## What is needed
Working from the top of the listing below, retype each line through the line containing "7.06, 6.56, 5.71]", both included, with no pictures.

** begin Collected material **

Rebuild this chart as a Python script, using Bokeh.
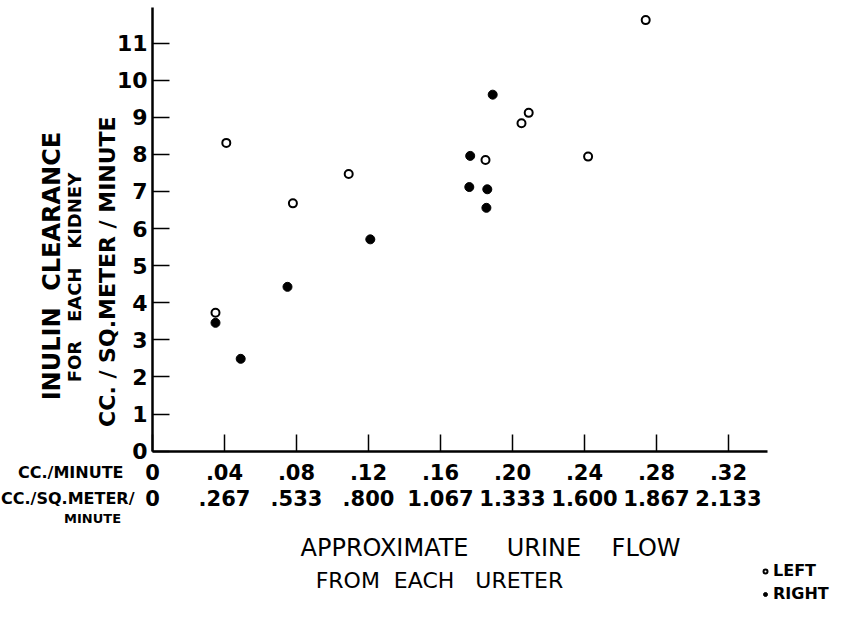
import math
from bokeh.plotting import figure
from bokeh.models import (LinearAxis, FixedTicker, Label, Legend, LegendItem, Range1d)
from bokeh.embed import file_html
from bokeh.resources import INLINE

# ---- data ----
left_flow = [0.041, 0.109, 0.078, 0.035, 0.274, 0.209, 0.205, 0.185, 0.242]
left_clear = [8.31, 7.47, 6.68, 3.73, 11.62, 9.12, 8.84, 7.85, 7.94]
right_flow = [0.075, 0.035, 0.049, 0.189, 0.1765, 0.176, 0.186, 0.1855, 0.121]
right_clear = [4.43, 3.46, 2.49, 9.61, 7.96, 7.12, 7.06, 6.56, 5.71]

x_ticks = [0, 0.04, 0.08, 0.12, 0.16, 0.20, 0.24, 0.28, 0.32]
x_labels_cc = ["0", ".04", ".08", ".12", ".16", ".20", ".24", ".28", ".32"]
x_labels_sqm = ["0", ".267", ".533", ".800", "1.067", "1.333", "1.600", "1.867", "2.133"]
y_ticks = list(range(0, 12))
y_labels = [str(v) for v in y_ticks]

X_END = 0.3417
Y_END = 11.95
FONT = "DejaVu Sans"
NB = "\u00a0"

p = figure(width=832, height=603, output_backend="svg", toolbar_location=None,
           x_range=Range1d(-0.084444, 0.377778), y_range=Range1d(-4.1051, 12.1482),
           min_border_left=0, min_border_right=0, min_border_top=0,
           min_border_bottom=0, x_axis_location=None, y_axis_location=None)
p.outline_line_color = None
p.xgrid.visible = False
p.ygrid.visible = False
p.background_fill_color = "white"
p.border_fill_color = "white"

# y axis (drawn at x = 0)
yax = LinearAxis(ticker=FixedTicker(ticks=y_ticks), fixed_location=0,
                 bounds=(0, Y_END),
                 major_label_overrides={v: s for v, s in zip(y_ticks, y_labels)})
yax.axis_line_width = 2.5
yax.axis_line_color = "black"
yax.major_tick_in = 17
yax.major_tick_out = 0
yax.major_tick_line_width = 1.5
yax.minor_tick_line_color = None
yax.major_label_standoff = 5
yax.major_label_text_font = FONT
yax.major_label_text_font_style = "bold"
yax.major_label_text_font_size = "22px"
yax.major_label_text_color = "black"
p.add_layout(yax, "left")

# x axis row 1 (cc./minute), drawn at y = 0
xax = LinearAxis(ticker=FixedTicker(ticks=x_ticks), fixed_location=0,
                 bounds=(0, X_END),
                 major_label_overrides={v: s for v, s in zip(x_ticks, x_labels_cc)})
xax.axis_line_width = 2.5
xax.axis_line_color = "black"
xax.major_tick_in = 17
xax.major_tick_out = 0
xax.major_tick_line_width = 1.5
xax.minor_tick_line_color = None
xax.major_label_standoff = 13
xax.major_label_text_font = FONT
xax.major_label_text_font_style = "bold"
xax.major_label_text_font_size = "21px"
xax.major_label_text_color = "black"
p.add_layout(xax, "below")

# x axis row 2 (cc./sq.meter/minute)
xax2 = LinearAxis(ticker=FixedTicker(ticks=x_ticks), fixed_location=0,
                  bounds=(0, X_END),
                  major_label_overrides={v: s for v, s in zip(x_ticks, x_labels_sqm)})
xax2.axis_line_color = None
xax2.major_tick_line_color = None
xax2.minor_tick_line_color = None
xax2.major_label_standoff = 33
xax2.major_label_text_font = FONT
xax2.major_label_text_font_style = "bold"
xax2.major_label_text_font_size = "21px"
xax2.major_label_text_color = "black"
p.add_layout(xax2, "below")

# points
r_left = p.scatter(left_flow, left_clear, marker="circle", size=8,
                   fill_color="white", line_color="black", line_width=2)
r_right = p.scatter(right_flow, right_clear, marker="circle", size=9,
                    fill_color="black", line_color="black", line_width=1)


def lab(text, x, y, size, angle=0.0, align="center", style="bold"):
    p.add_layout(Label(x=x, y=y, text=text, angle=angle, text_align=align,
                       text_baseline="middle", text_font=FONT,
                       text_font_size=size, text_font_style=style,
                       text_color="black"))


# y axis titles
lab("INULIN" + NB * 2 + "CLEARANCE", -0.0556, 4.99, "24px", angle=math.pi / 2)
lab("FOR" + NB * 3 + "EACH" + NB * 3 + "KIDNEY", -0.0433, 4.68, "18px",
    angle=math.pi / 2)
lab("CC. / SQ.METER / MINUTE", -0.025, 4.84, "22px", angle=math.pi / 2)

# row captions
lab("CC./MINUTE", -0.0161, -0.57, "16px", align="right")
lab("CC./SQ.METER/", -0.0100, -1.27, "16px", align="right")
lab("MINUTE", -0.0333, -1.82, "13px")

# x title
lab("APPROXIMATE" + NB * 5 + "URINE" + NB * 4 + "FLOW", 0.1878, -2.62, "24px",
    style="normal")
lab("FROM" + NB * 2 + "EACH" + NB * 3 + "URETER", 0.1594, -3.49, "22px",
    style="normal")

legend = Legend(items=[LegendItem(label="LEFT", renderers=[r_left]),
                       LegendItem(label="RIGHT", renderers=[r_right])],
                location=(760, 0))
legend.border_line_color = None
legend.background_fill_alpha = 0
legend.padding = 0
legend.margin = 0
legend.spacing = 4
legend.label_height = 19
legend.glyph_height = 12
legend.glyph_width = 10
legend.label_standoff = 3
legend.label_text_font = FONT
legend.label_text_font_style = "bold"
legend.label_text_font_size = "16px"
legend.label_text_color = "black"
p.add_layout(legend, "center")

open("out.html", "w").write(file_html(p, INLINE))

** end Collected material **

## Answer to the task
Rebuild this chart as a Python script, using Bokeh.
import math
from bokeh.plotting import figure
from bokeh.models import (LinearAxis, FixedTicker, Label, Legend, LegendItem, Range1d)
from bokeh.embed import file_html
from bokeh.resources import INLINE

# ---- data ----
left_flow = [0.041, 0.109, 0.078, 0.035, 0.274, 0.209, 0.205, 0.185, 0.242]
left_clear = [8.31, 7.47, 6.68, 3.73, 11.62, 9.12, 8.84, 7.85, 7.94]
right_flow = [0.075, 0.035, 0.049, 0.189, 0.1765, 0.176, 0.186, 0.1855, 0.121]
right_clear = [4.43, 3.46, 2.49, 9.61, 7.96, 7.12, 7.06, 6.56, 5.71]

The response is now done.